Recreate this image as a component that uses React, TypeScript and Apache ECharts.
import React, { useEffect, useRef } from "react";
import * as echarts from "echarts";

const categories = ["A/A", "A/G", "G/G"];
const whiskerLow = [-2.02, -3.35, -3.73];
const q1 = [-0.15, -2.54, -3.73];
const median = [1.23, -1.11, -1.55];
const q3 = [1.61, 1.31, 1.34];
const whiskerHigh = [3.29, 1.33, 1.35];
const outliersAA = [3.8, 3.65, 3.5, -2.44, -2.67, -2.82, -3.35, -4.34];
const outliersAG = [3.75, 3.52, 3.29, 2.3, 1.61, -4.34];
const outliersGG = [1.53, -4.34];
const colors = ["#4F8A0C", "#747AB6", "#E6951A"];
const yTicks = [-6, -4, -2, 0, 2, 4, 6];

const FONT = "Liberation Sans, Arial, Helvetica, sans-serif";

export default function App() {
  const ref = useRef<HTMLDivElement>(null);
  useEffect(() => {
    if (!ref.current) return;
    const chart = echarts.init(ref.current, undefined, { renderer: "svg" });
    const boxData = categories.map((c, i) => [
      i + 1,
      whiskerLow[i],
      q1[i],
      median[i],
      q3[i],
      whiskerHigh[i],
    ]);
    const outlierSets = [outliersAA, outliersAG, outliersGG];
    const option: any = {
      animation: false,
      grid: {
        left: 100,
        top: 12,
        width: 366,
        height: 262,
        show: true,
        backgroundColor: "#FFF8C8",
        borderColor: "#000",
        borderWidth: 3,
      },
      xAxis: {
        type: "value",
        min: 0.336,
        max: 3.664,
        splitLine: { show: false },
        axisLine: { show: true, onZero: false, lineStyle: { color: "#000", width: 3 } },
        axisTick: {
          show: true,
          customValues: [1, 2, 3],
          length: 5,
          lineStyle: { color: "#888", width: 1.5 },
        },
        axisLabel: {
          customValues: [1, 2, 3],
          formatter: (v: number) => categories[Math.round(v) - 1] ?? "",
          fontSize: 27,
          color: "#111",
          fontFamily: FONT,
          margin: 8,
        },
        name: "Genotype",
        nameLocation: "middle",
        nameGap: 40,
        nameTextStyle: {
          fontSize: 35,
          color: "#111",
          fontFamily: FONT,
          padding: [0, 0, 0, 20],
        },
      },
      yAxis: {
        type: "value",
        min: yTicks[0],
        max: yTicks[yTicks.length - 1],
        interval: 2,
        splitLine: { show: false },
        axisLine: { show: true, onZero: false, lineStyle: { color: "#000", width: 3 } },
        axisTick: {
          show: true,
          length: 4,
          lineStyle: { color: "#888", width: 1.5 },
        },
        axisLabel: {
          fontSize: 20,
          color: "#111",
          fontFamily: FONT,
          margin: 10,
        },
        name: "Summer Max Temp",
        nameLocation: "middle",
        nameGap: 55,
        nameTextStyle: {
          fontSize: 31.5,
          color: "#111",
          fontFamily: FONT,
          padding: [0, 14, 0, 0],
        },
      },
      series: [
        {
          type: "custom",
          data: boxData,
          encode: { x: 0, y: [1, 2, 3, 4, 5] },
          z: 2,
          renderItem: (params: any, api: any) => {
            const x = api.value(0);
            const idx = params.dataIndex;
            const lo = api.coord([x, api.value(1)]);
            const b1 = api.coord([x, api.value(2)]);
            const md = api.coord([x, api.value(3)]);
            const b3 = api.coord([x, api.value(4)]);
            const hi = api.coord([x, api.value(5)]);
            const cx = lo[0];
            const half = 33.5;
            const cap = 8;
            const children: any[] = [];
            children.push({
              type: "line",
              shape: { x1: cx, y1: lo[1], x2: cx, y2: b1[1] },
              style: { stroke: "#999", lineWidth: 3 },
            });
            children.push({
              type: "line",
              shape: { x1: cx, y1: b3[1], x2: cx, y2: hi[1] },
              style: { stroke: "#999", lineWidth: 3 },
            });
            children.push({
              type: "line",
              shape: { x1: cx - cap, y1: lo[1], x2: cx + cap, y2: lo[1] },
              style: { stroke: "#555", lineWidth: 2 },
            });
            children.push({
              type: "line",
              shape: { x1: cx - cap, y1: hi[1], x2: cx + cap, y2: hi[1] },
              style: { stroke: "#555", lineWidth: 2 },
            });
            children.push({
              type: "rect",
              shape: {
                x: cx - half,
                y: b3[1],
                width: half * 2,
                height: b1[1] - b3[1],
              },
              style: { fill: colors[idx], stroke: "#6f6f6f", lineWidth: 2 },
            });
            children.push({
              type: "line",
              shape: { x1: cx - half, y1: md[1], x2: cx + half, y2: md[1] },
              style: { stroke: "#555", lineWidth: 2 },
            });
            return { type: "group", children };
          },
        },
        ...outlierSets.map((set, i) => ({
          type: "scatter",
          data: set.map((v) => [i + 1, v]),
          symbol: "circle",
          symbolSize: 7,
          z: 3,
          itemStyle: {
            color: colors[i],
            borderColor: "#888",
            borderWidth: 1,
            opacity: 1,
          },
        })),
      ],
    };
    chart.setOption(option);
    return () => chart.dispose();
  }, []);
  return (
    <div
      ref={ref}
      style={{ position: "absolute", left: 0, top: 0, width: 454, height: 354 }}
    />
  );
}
◆ ◆ ◆ ◆ ◆ ◆ ◆
• **Exercise directions**
Quote the data above in full, changing nothing.

• **Exercise solution**
Recreate this image as a component that uses React, TypeScript and Apache ECharts.
import React, { useEffect, useRef } from "react";
import * as echarts from "echarts";

const categories = ["A/A", "A/G", "G/G"];
const whiskerLow = [-2.02, -3.35, -3.73];
const q1 = [-0.15, -2.54, -3.73];
const median = [1.23, -1.11, -1.55];
const q3 = [1.61, 1.31, 1.34];
const whiskerHigh = [3.29, 1.33, 1.35];
const outliersAA = [3.8, 3.65, 3.5, -2.44, -2.67, -2.82, -3.35, -4.34];
const outliersAG = [3.75, 3.52, 3.29, 2.3, 1.61, -4.34];
const outliersGG = [1.53, -4.34];
const colors = ["#4F8A0C", "#747AB6", "#E6951A"];
const yTicks = [-6, -4, -2, 0, 2, 4, 6];

const FONT = "Liberation Sans, Arial, Helvetica, sans-serif";

export default function App() {
  const ref = useRef<HTMLDivElement>(null);
  useEffect(() => {
    if (!ref.current) return;
    const chart = echarts.init(ref.current, undefined, { renderer: "svg" });
    const boxData = categories.map((c, i) => [
      i + 1,
      whiskerLow[i],
      q1[i],
      median[i],
      q3[i],
      whiskerHigh[i],
    ]);
    const outlierSets = [outliersAA, outliersAG, outliersGG];
    const option: any = {
      animation: false,
      grid: {
        left: 100,
        top: 12,
        width: 366,
        height: 262,
        show: true,
        backgroundColor: "#FFF8C8",
        borderColor: "#000",
        borderWidth: 3,
      },
      xAxis: {
        type: "value",
        min: 0.336,
        max: 3.664,
        splitLine: { show: false },
        axisLine: { show: true, onZero: false, lineStyle: { color: "#000", width: 3 } },
        axisTick: {
          show: true,
          customValues: [1, 2, 3],
          length: 5,
          lineStyle: { color: "#888", width: 1.5 },
        },
        axisLabel: {
          customValues: [1, 2, 3],
          formatter: (v: number) => categories[Math.round(v) - 1] ?? "",
          fontSize: 27,
          color: "#111",
          fontFamily: FONT,
          margin: 8,
        },
        name: "Genotype",
        nameLocation: "middle",
        nameGap: 40,
        nameTextStyle: {
          fontSize: 35,
          color: "#111",
          fontFamily: FONT,
          padding: [0, 0, 0, 20],
        },
      },
      yAxis: {
        type: "value",
        min: yTicks[0],
        max: yTicks[yTicks.length - 1],
        interval: 2,
        splitLine: { show: false },
        axisLine: { show: true, onZero: false, lineStyle: { color: "#000", width: 3 } },
        axisTick: {
          show: true,
          length: 4,
          lineStyle: { color: "#888", width: 1.5 },
        },
        axisLabel: {
          fontSize: 20,
          color: "#111",
          fontFamily: FONT,
          margin: 10,
        },
        name: "Summer Max Temp",
        nameLocation: "middle",
        nameGap: 55,
        nameTextStyle: {
          fontSize: 31.5,
          color: "#111",
          fontFamily: FONT,
          padding: [0, 14, 0, 0],
        },
      },
      series: [
        {
          type: "custom",
          data: boxData,
          encode: { x: 0, y: [1, 2, 3, 4, 5] },
          z: 2,
          renderItem: (params: any, api: any) => {
            const x = api.value(0);
            const idx = params.dataIndex;
            const lo = api.coord([x, api.value(1)]);
            const b1 = api.coord([x, api.value(2)]);
            const md = api.coord([x, api.value(3)]);
            const b3 = api.coord([x, api.value(4)]);
            const hi = api.coord([x, api.value(5)]);
            const cx = lo[0];
            const half = 33.5;
            const cap = 8;
            const children: any[] = [];
            children.push({
              type: "line",
              shape: { x1: cx, y1: lo[1], x2: cx, y2: b1[1] },
              style: { stroke: "#999", lineWidth: 3 },
            });
            children.push({
              type: "line",
              shape: { x1: cx, y1: b3[1], x2: cx, y2: hi[1] },
              style: { stroke: "#999", lineWidth: 3 },
            });
            children.push({
              type: "line",
              shape: { x1: cx - cap, y1: lo[1], x2: cx + cap, y2: lo[1] },
              style: { stroke: "#555", lineWidth: 2 },
            });
            children.push({
              type: "line",
              shape: { x1: cx - cap, y1: hi[1], x2: cx + cap, y2: hi[1] },
              style: { stroke: "#555", lineWidth: 2 },
            });
            children.push({
              type: "rect",
              shape: {
                x: cx - half,
                y: b3[1],
                width: half * 2,
                height: b1[1] - b3[1],
              },
              style: { fill: colors[idx], stroke: "#6f6f6f", lineWidth: 2 },
            });
            children.push({
              type: "line",
              shape: { x1: cx - half, y1: md[1], x2: cx + half, y2: md[1] },
              style: { stroke: "#555", lineWidth: 2 },
            });
            return { type: "group", children };
          },
        },
        ...outlierSets.map((set, i) => ({
          type: "scatter",
          data: set.map((v) => [i + 1, v]),
          symbol: "circle",
          symbolSize: 7,
          z: 3,
          itemStyle: {
            color: colors[i],
            borderColor: "#888",
            borderWidth: 1,
            opacity: 1,
          },
        })),
      ],
    };
    chart.setOption(option);
    return () => chart.dispose();
  }, []);
  return (
    <div
      ref={ref}
      style={{ position: "absolute", left: 0, top: 0, width: 454, height: 354 }}
    />
  );
}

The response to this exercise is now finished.